Warren Buffett turned 90 last August and one of the headlines that celebrated his birthday read “Warren Buffett made 85% of his $69 billion fortune after turning 65”. There is hope for us all, right? Truth be known he started this 25 year journey with $11 billion!
Buffett has not made a secret of how he has done this and in fact the results aren’t even that impressive. His compounding return has been 7.6% per annum over the last 25 years. Many Australian home owners will have achieved significantly better returns on their equity by buying a house 25 years ago. The important thing is that the money remained invested and that the return from the investment was re-invested, in other words: “compounding”. This is not a new concept. Benjamin Franklin said “Money makes money. And the money that makes money makes more money”

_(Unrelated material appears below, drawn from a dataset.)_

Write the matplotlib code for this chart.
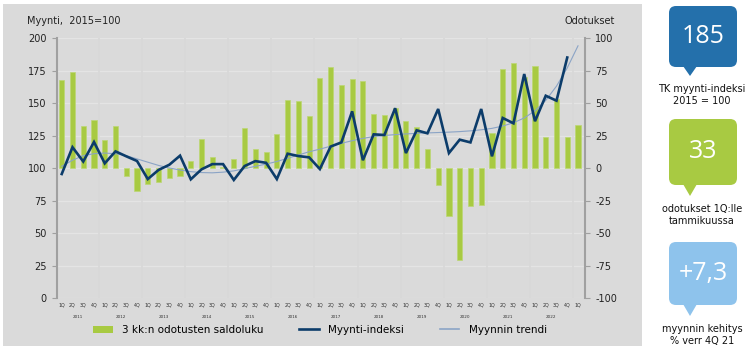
import matplotlib.pyplot as plt
from matplotlib.patches import FancyBboxPatch, Polygon, Rectangle, Patch
from matplotlib.lines import Line2D

plt.rcParams['font.family'] = ['DejaVu Sans']
plt.rcParams['axes.unicode_minus'] = False

# neljännekset 1Q 2011 ... 1Q (49 kpl)
quarters = ['1Q', '2Q', '3Q', '4Q'] * 12 + ['1Q']
years = ['2011', '2012', '2013', '2014', '2015', '2016',
         '2017', '2018', '2019', '2020', '2021', '2022']

# 3 kk:n odotusten saldoluku (oikea akseli)
odotukset = [68, 74, 32, 37, 21.5, 32, -6, -18, -12, -11, -8, -6,
             5.6, 22.3, 8.2, 1, 7, 30.8, 14.6, 12, 26, 52.6, 51.8, 40.3,
             69, 78, 64, 68.5, 66.7, 41.5, 40.8, 46, 36.4, 31.3, 14.6, -12.8,
             -36.7, -70.5, -29.5, -28.5, 27, 76, 80.5, 70, 78.7, 24, 53, 23.6, 33]

# myynti-indeksi 2015=100 (vasen akseli)
indeksi = [95.4, 116, 105, 120, 103.6, 112.8, 109, 105.4, 91.5, 98.5, 102.5, 109.5,
           91.3, 99, 103, 103, 90.8, 101.5, 105.3, 104, 91.5, 111, 109.2, 108.2,
           99.2, 116.5, 119.7, 143.6, 106, 125.9, 125.4, 146, 111.5, 129, 126.7, 145.4,
           111.5, 121.8, 119.7, 145.4, 109, 138.5, 134.4, 172.3, 136, 155.6, 151.8, 185]

trendi = [101.3, 106, 109.5, 111, 111.5, 111, 109.5, 107, 104.5, 102, 100, 98.5,
          97.2, 96.5, 96.3, 96.8, 97.8, 99.5, 101.3, 103, 105, 107.5, 110, 112.5,
          114.5, 116.8, 119, 121, 122.8, 124.2, 125, 125.7, 126.2, 126.7, 127, 127.3,
          127.6, 128, 128.6, 129.4, 130.5, 132.3, 134.8, 138.5, 144, 152, 163, 177, 194]

GREEN = '#a8ca42'
NAVY = '#0c3c6a'
TREND = '#8ba4c6'
SPINE = '#a0a0a0'

fig = plt.figure(figsize=(7.5, 3.53), dpi=100)

# taustapaneelit pikselikoordinaateissa
ov = fig.add_axes([0, 0, 1, 1])
ov.set_xlim(0, 750)
ov.set_ylim(353, 0)
ov.axis('off')
ov.set_zorder(-1)
ov.add_patch(Rectangle((3, 4), 639, 342, color='#dadada', lw=0))

ov.text(27, 21, 'Myynti,  2015=100', fontsize=7, va='center', ha='left', color='#222222')
ov.text(615, 21, 'Odotukset', fontsize=7, va='center', ha='right', color='#222222')

boxes = [
    (6, 67, 76, '#2470ab', '185', ['TK myynti-indeksi', '2015 = 100']),
    (119, 185, 196, GREEN, '33', ['odotukset 1Q:lle', 'tammikuussa']),
    (242, 305, 316, '#8ec3ec', '+7,3', ['myynnin kehitys', '% verr 4Q 21']),
]
for top, bot, tip, col, num, cap in boxes:
    ov.add_patch(FancyBboxPatch((669, top), 68, bot - top,
                                boxstyle='round,pad=0,rounding_size=7',
                                fc=col, ec='none'))
    ov.add_patch(Polygon([(683, bot - 1), (697, bot - 1), (690, tip)],
                         closed=True, fc=col, ec='none'))
    ov.text(703, (top + bot) / 2, num, fontsize=18, color='white',
            ha='center', va='center', family='Open Sans')
    ov.text(702, tip + 13, cap[0], fontsize=7, ha='center', va='center', color='#111111')
    ov.text(702, tip + 25, cap[1], fontsize=7, ha='center', va='center', color='#111111')

# kaavio
ax = fig.add_axes([0.076, 0.1558, 0.704, 0.7365])
ax2 = ax.twinx()
ax.set_zorder(ax2.get_zorder() + 1)
ax.patch.set_visible(False)
ax2.patch.set_facecolor('white')

x = list(range(len(quarters)))

ax2.bar(x, odotukset, width=0.48, color=GREEN, edgecolor='#bcd874', linewidth=0.5, zorder=2)
ax2.set_ylim(-100, 100)
ax2.set_yticks(range(-100, 101, 25))
ax2.yaxis.grid(True, color='#e4e4e4', linewidth=1)
ax2.set_axisbelow(True)
for k in range(1, 13):
    ax2.axvline(4 * k - 0.5, color='#d8d8d8', linewidth=1.3, zorder=1)

ax.plot(x[:len(trendi)], trendi, color=TREND, linewidth=0.8)
ax.plot(x[:len(indeksi)], indeksi, color=NAVY, linewidth=1.9, solid_joinstyle='miter')
ax.set_ylim(0, 200)
ax.set_yticks(range(0, 201, 25))
ax.set_xlim(-0.44, 48.65)

ax.set_xticks(x)
ax.set_xticklabels(quarters, fontsize=3.4, color='#333333')
ax.tick_params(axis='x', length=0, pad=3.5)
for k, yr in enumerate(years):
    ax.text(4 * k + 1.5, -0.073, yr, transform=ax.get_xaxis_transform(),
            fontsize=3.0, ha='center', va='center', color='#333333')

for a in (ax, ax2):
    for s in ('top', 'bottom'):
        a.spines[s].set_visible(False)
ax.spines['right'].set_visible(False)
ax2.spines['left'].set_visible(False)
ax.spines['left'].set_color(SPINE)
ax.spines['left'].set_linewidth(1.5)
ax2.spines['right'].set_color(SPINE)
ax2.spines['right'].set_linewidth(1.5)
ax.tick_params(axis='y', labelsize=7, length=3.5, color=SPINE, width=0.8, pad=4, labelcolor='#222222')
ax2.tick_params(axis='y', labelsize=7, length=3.5, color=SPINE, width=0.8, pad=4, labelcolor='#222222')

handles = [Patch(facecolor=GREEN, edgecolor='none'),
           Line2D([], [], color=NAVY, linewidth=1.9),
           Line2D([], [], color=TREND, linewidth=1.2)]
labels = ['3 kk:n odotusten saldoluku', 'Myynti-indeksi', 'Myynnin trendi']
fig.legend(handles, labels, loc='center left', bbox_to_anchor=(93 / 750, 23 / 353),
           ncol=3, frameon=False, fontsize=7.5, handlelength=1.9, handletextpad=0.9,
           columnspacing=3.4, borderpad=0, borderaxespad=0)

fig.savefig('out.png', dpi=100)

There is a handy quirk of maths used in finance called the “rule of 72”. This rule tells you how long it will take you to double your money at a given rate of return. The method is to divide 72 by the annual rate of return. For example:
72 / 5.0% = 14.4 years to double your money at 5% growth rate
72/10% = 7.2 years to double your money at 10% growth rate
By the way, the CBA’s best cash offer is 0.35% per annum: so it will take a depressing 205 years (72/0.35%) to double your money if you save with CBA (and that’s without paying tax!). This rate of return goes some way to explaining the great exuberance being shown in the stock market currently.
For many years Buffett’s company was able to grow investor funds at over 21% p.a. Accordingly, for around 30 years or so at the end of the last century Buffett’s shareholders doubled their money every 3.4 years: 72/21% = 3.4.
His rate of growth has slowed. As his company has become bigger the amount of capital to successfully employ has become a drag on its growth rate. Should he return a comparatively meagre 7.2% p.a. over the next 10 years, when he turns 100 the headline will be: “Buffett made 50% of his $138 billion fortune after turning 90.” The rule of 72 works for all of us, Buffett just starts with more!